The slope of expected returns against the zero-beta rate vanishes (t = -0.469) after controlling for tenor, as expected — this is what we expect from a good pricing model — although the pattern is intriguing.
The slope of expected returns against the betas is robust (t = -18.541) even after controlling for tenor. The term-structure thus contains pricing information beyond duration risk. That is to say: we have shown that sensitivity to SLOPE explains the variation of expected returns across tenors, even after controlling for tenor. There is, in other words, a risk premium on SLOPE over and above that associated with shorttermism; sensitivity to the risk factor itself contains pricing information beyond the empirical pattern of the decay of expected returns by tenor. This extra pricing information is due to the behavioral regularities of broker-dealers.
We believe that our pricing model allows us to extract information on the real-time behavior of broker-dealers. What we have uncovered in the term-structure of VIX futures is the response function of the dealers.
You can find the python code to replicate this work on my GitHub.
Postscript.
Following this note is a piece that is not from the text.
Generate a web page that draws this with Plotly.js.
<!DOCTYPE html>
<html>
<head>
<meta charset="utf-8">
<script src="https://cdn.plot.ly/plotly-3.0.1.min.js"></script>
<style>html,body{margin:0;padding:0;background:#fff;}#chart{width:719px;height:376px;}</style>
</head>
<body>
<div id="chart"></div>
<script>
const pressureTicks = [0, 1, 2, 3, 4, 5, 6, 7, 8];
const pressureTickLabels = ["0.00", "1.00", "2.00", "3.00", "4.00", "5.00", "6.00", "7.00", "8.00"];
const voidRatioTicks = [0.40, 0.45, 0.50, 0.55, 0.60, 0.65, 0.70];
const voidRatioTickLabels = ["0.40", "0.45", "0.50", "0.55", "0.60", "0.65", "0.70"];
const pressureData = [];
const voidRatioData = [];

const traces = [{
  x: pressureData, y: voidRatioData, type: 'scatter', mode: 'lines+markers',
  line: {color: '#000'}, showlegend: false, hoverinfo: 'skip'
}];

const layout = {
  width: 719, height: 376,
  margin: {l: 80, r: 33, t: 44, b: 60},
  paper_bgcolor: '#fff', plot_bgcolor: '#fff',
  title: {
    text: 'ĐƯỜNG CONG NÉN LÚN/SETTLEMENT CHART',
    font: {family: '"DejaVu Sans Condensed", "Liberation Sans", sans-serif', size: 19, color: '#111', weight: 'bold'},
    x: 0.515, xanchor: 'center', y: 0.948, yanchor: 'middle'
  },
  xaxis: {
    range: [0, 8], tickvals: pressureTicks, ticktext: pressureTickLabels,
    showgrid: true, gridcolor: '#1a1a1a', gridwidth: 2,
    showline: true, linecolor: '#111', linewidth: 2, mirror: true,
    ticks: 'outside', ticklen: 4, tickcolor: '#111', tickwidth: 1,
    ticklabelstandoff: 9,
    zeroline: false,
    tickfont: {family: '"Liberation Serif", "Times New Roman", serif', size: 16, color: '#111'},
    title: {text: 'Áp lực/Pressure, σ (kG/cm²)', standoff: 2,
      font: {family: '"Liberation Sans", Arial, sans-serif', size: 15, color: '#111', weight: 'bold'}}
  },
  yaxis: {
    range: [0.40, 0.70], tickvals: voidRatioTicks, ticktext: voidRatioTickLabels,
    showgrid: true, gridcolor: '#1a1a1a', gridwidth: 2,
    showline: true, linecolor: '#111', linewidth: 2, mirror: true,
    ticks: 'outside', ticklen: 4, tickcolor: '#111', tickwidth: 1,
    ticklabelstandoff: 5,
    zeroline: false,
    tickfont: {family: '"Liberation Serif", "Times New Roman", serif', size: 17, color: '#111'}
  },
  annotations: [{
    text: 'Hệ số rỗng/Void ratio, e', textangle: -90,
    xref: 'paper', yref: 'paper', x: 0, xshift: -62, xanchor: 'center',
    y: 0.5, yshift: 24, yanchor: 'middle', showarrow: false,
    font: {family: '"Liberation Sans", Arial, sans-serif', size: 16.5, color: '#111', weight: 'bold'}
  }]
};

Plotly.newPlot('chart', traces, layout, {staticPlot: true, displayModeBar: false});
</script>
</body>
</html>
A different approach, independent of the 3-pass estimator, is to stratify by tenor and estimate a mixed-effects model. We admit random effects by tenor. The zero-beta rate turns out to be insignificant; as desired. Contemporaneous shocks to SLOPE turn out to be extremely significant (z = -178.826). And the predictive information contained in last night's SLOPE also turns out to be very significant (z = -18.562).
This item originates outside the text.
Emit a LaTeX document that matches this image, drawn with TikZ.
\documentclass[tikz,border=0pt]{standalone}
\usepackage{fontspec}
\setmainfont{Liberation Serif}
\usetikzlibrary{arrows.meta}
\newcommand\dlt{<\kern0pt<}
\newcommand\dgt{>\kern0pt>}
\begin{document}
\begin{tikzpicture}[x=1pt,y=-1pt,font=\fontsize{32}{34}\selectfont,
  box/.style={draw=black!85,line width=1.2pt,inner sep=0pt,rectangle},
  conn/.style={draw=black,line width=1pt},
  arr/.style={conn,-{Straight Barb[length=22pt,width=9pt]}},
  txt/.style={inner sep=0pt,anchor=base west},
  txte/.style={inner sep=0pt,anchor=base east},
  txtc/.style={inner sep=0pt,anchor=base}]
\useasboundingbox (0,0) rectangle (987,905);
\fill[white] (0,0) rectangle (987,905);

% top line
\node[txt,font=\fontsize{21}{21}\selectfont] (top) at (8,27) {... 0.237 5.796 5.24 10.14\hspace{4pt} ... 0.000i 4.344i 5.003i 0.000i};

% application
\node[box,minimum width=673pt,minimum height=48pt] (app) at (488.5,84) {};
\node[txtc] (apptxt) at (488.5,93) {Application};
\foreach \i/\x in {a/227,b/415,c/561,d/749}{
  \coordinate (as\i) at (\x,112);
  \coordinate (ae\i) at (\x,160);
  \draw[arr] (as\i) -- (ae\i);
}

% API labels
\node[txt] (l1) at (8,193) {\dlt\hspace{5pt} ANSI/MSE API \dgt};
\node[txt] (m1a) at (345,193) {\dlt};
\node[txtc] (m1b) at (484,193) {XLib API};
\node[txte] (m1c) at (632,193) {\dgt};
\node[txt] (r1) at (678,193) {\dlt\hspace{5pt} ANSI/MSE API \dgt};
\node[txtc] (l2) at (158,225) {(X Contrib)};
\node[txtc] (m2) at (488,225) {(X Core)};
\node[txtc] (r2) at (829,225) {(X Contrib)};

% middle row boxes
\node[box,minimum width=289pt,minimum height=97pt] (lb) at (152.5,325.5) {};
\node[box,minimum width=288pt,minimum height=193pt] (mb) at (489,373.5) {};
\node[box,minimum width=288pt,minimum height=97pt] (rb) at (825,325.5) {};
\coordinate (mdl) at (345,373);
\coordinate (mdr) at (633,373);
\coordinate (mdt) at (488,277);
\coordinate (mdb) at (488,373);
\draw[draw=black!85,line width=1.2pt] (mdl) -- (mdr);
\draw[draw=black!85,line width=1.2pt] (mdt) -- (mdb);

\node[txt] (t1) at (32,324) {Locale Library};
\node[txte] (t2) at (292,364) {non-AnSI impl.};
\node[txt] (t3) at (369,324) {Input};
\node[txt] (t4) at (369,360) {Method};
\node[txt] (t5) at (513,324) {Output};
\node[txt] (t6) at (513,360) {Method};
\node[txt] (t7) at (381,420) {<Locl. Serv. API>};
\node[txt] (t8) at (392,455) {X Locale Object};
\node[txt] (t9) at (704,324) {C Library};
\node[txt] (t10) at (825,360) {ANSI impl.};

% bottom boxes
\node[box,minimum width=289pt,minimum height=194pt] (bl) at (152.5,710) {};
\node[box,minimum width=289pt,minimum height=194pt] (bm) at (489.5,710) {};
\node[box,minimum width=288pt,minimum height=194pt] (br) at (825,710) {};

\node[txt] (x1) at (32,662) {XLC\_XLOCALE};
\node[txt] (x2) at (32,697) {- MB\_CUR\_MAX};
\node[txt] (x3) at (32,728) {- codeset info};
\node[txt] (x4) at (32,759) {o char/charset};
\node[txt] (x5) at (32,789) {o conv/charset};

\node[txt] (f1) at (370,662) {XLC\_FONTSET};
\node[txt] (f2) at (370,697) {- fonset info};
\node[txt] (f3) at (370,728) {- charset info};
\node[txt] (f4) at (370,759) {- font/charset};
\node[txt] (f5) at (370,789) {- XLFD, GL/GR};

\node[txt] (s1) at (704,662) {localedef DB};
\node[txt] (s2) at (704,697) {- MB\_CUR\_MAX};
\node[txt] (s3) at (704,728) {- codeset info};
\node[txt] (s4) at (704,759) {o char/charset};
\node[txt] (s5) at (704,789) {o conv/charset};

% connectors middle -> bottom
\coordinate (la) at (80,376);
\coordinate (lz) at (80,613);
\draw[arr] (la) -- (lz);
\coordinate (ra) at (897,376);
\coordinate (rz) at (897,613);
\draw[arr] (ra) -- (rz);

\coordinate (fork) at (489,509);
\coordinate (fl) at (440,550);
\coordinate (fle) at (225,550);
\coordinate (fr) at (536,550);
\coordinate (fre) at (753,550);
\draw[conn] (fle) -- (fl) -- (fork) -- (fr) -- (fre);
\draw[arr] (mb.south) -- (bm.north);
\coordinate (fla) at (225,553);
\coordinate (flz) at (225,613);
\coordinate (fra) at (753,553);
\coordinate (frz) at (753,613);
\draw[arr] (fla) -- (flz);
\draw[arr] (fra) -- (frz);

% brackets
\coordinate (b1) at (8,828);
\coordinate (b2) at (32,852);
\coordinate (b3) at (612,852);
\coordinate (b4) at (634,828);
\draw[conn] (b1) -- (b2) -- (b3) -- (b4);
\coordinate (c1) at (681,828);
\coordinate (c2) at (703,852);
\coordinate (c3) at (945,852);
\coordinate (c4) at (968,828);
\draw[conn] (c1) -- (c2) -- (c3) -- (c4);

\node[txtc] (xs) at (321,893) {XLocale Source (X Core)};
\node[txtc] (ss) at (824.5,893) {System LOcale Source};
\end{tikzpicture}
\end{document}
The random-effects are very large at the short end and vanish at the long end. But shouldn't we also stratify by last night's SLOPE?
Since the previous close of SLOPE is a continuous variable, we define a new variable called Backwardation that is True if last night's SLOPE is negative. We then estimate random effects by tenor conditional on Backwardation.
This yields a very intuitive result. Conditional on Backwardation, the random effects decay with tenor; conditional on Contango, the random effects increase with tenor. This pattern is the reason why you obtain such high risk-adjusted returns by tactically going-long or shorting SLOPE, conditional on last night's SLOPE. To first order, backwardation or inversion of the term-structure of VIX futures prices is an excellent indicator of a risk-off tomorrow.
What I want to do next is model the dynamic pattern of a risk-off. It takes a few days for dealers to get the word out to the traders to shed risk off their books. If we can detect this process in real time, we can front-run the dealers and make a shitload of money.